Nerja (pronounced 'Ner-ha'), which gives the impression of being a small 'comfortable' resort, is on the coast about 50 kilometres east from Málaga. This town marks the eastern end of Málaga's Costa del Sol. Once this was a sleepy fishing village, but now the town has a population of over 22,000.

Nerja boasts 16 kilometres of beaches with beautiful fine sand next to sparkling clear water. All major water sports are available here, including water skiing, scuba diving and sailing.
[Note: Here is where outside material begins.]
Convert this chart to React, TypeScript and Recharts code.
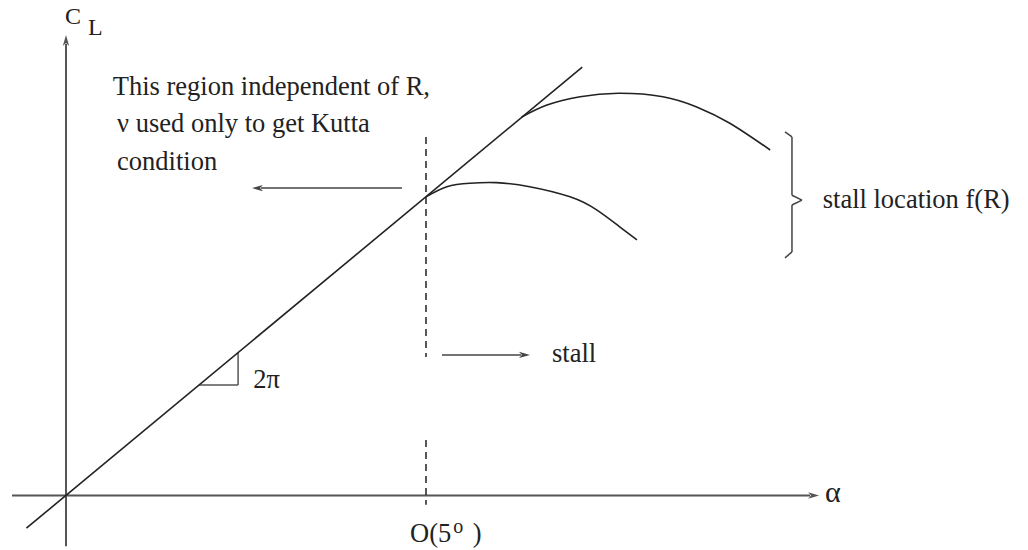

Flanked in the background by a dramatic mountain range, Sierra Almijara, to the east, the town has, avoided being developed into yet another high-rise hotel resort. The old quarter of the town is still basically unchanged with narrow, winding streets, whitewashed houses with wrought iron terraces overflowing with geraniums.

 

In the heart of Nerja is its spectacular 'Balcón de Europa' (Balcony of Europe), a magnificent promenade along the edge of a towering cliff, once the site of the great Moorish castle, with sweeping panoramic views of the Mediterranean with small coves and beaches below.

There are plenty of restaurants and cafes here to choose from, and the visitor can hire a horse-drawn carriage to explore the most romantic corners of the town, and you can stroll through the beautiful Gardens of Capistrano Playa, which lead down to Burriana Beach.

Nerja-2

Not to go unmentioned is Nerja's most spectacular attraction, its fascinating caves, located just three kilometres from the centre of town. They include archaeological treasures such as paintings over 20,000 years old and other pre-historic remains - currently examinations are trying to prove they are over 45,000 years old and the oldest known in the world. One of the enormous natural caverns has been transformed into a concert hall, where many performances are staged during the summer, and another is said to be big enough to hold a small cathedral. The cave is open to the puplic, and although enormous, is said to be only one third of the entire cave system. A visit to these caves is a must. The Eagle Aquaduct at Nerja which was built to supply water to the sugar plantations is also well worth a visit.

Nerja is just 50 km from Málaga and via the new motorway, takes less than one hour to drive.